When Numbers Stand Out

Numbers on a sheet of paper can look like mumbo-jumbo if you don’t know what you’re looking at or what to look for.

Financial statements are in essence a list of numbers and whilst they do have meaning when you understand what they are, even if you don’t have a great grasp on the concepts, some numbers will stand out.

Let’s take the example of a profit and loss statement. If you take a cursory glance over the figures, I’ll bet that one or two numbers will stand out to you. Different numbers might stand out for me when I look at the same figures.

To get the best information, I recommend looking at the following:

1. Income.

The obvious and often the first number that people look at (if they don’t look at the profit figure first).

First glance is to see how the income compares to either your budget or if you don’t have a budget (which I recommend that you do) the weekly/monthly/quarterly revenue target that you’ve set for the business.

One client I worked with had an annual revenue target of $1M and each time they looked at the income number they were checking to see how they were tracking toward that target. When the number was indicating they were below target, they busied themselves getting in new work and finding ways to turn around existing work quicker.

Another client had different sources of income and was wanting to change the mix of the revenue. The number that stood out for her was the income from the revenue source she was aiming to increase. So, whilst the overall income was important, she was looking to see that the new revenue line was increasing each month.

2. Expenses.

A quick glance through the list may result in some numbers standing out. The key is to determine the story behind those numbers.

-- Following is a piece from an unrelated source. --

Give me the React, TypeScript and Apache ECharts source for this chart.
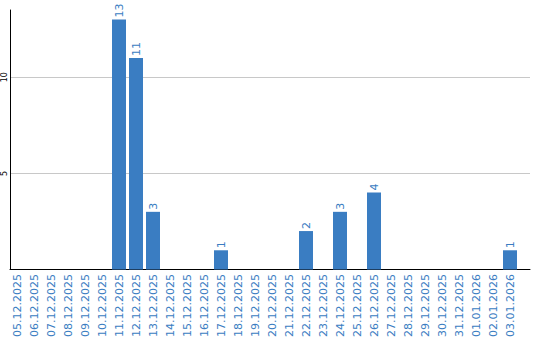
import React, { useEffect, useRef } from 'react';
import * as echarts from 'echarts';

const categories = [
  '05.12.2025', '06.12.2025', '07.12.2025', '08.12.2025', '09.12.2025', '10.12.2025',
  '11.12.2025', '12.12.2025', '13.12.2025', '14.12.2025', '15.12.2025', '16.12.2025',
  '17.12.2025', '18.12.2025', '19.12.2025', '20.12.2025', '21.12.2025', '22.12.2025',
  '23.12.2025', '24.12.2025', '25.12.2025', '26.12.2025', '27.12.2025', '28.12.2025',
  '29.12.2025', '30.12.2025', '31.12.2025', '01.01.2026', '02.01.2026', '03.01.2026',
];
const counts = [0, 0, 0, 0, 0, 0, 13, 11, 3, 0, 0, 0, 1, 0, 0, 0, 0, 2, 0, 3, 0, 4, 0, 0, 0, 0, 0, 0, 0, 1];
const yMin = 0;
const yMax = 13.5;
const yInterval = 5;

export default function App() {
  const ref = useRef<HTMLDivElement>(null);
  useEffect(() => {
    const chart = echarts.init(ref.current!, null, { renderer: 'svg' });
    const font = 'DejaVu Sans';
    const blue = '#3a7dc2';
    chart.setOption({
      animation: false,
      backgroundColor: '#ffffff',
      grid: [
        { left: 8.5, top: 10, width: 510, bottom: 70.5 },
        { left: 10, top: 10, right: 10, bottom: 70.5 },
      ],
      xAxis: [
        {
          type: 'category', gridIndex: 0, data: categories,
          axisLine: { show: false }, axisTick: { show: false },
          axisLabel: { rotate: 90, margin: 4.5, color: blue, fontSize: 11, fontFamily: font, interval: 0 },
        },
        {
          type: 'value', gridIndex: 1, min: 0, max: 1,
          axisLine: { show: true, onZero: false, lineStyle: { color: '#000', width: 1 } },
          axisTick: { show: false }, axisLabel: { show: false }, splitLine: { show: false },
        },
      ],
      yAxis: [
        { type: 'value', gridIndex: 0, min: yMin, max: yMax, interval: yInterval, show: false, splitLine: { show: false } },
        {
          type: 'value', gridIndex: 1, min: yMin, max: yMax, interval: yInterval,
          axisLine: { show: true, lineStyle: { color: '#000', width: 1 } },
          axisTick: { show: false },
          axisLabel: { rotate: 90, fontSize: 8, color: '#000', margin: 2, showMaxLabel: false, showMinLabel: false, fontFamily: font },
          splitLine: { show: true, showMinLine: false, showMaxLine: false, lineStyle: { color: '#c8c8c8', width: 1 } },
        },
      ],
      series: [
        {
          type: 'bar', xAxisIndex: 0, yAxisIndex: 0, data: counts, barWidth: 14,
          itemStyle: { color: blue },
          label: {
            show: true, position: 'top', rotate: 90, align: 'left', verticalAlign: 'middle', distance: 2,
            color: blue, fontSize: 11, fontFamily: font,
            formatter: (p: any) => (p.value ? String(p.value) : ''),
          },
        },
      ],
    });
    return () => chart.dispose();
  }, []);
  return <div ref={ref} style={{ position: 'fixed', left: 0, top: 0, width: 540, height: 340 }} />;
}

I recall going through annual financial statements with a tax client back in my accounting practice days, and the client immediately pointed to one number and said quite emphatically, “That’s wrong.”

We delved into the accounting system to see what payments had made up the figure and found that his bookkeeper had incorrectly entered the workers’ compensation premium as consulting fees. So whilst overall the figures were correct, the number that stood out was an error in allocation.

In another case, the advertising number stood out, and again, we delved into the accounting system to see what made up the figure, and in this case, the allocations were correct. The client had forgotten and/or not realised how much they’d spent on advertising during the year. It was a wake-up call to her to keep a better watch on her spending in this area.

3. Profit.

Whilst this number may not stand out as such; it is a number that we all want to know. What’s the bottom line or how much profit have I made (or not made)?

This is a key number to be watching. It’s all fine and good to have an income target and be focused on that on a daily, weekly, monthly basis, but you need to make sure that you’re making a profit too.

One lady I met a couple of years ago had recently experienced massive growth in her business. She had put on more staff and was really pleased with her income level. But … She wasn’t making any profit, in fact, she was losing money, and she couldn’t figure out why.

With increased income comes higher costs and, in her case, inefficiencies in the team delivery of services was severely impacting the numbers. The higher costs related to bigger premises, more salaries and employment costs, and increases in associated costs like printing and stationery, electricity, staff amenities and so on.

These were not insignificant on their own. But when added to new team members taking significantly longer to deliver services than was expected, it was a recipe for disaster. Once these stand out numbers were identified, she went through a process of consolidating and over a period of time pulled the business back into a profit position again.

Next time you review your financial statements, see what numbers stand out for you.

Then delve into the detail to find out whether there is an allocation error that needs fixing, whether you’ve been spending money without realising how much it has added up to and/or determine what action you need to take to change the numbers for the next period so that they aren’t the stand out numbers.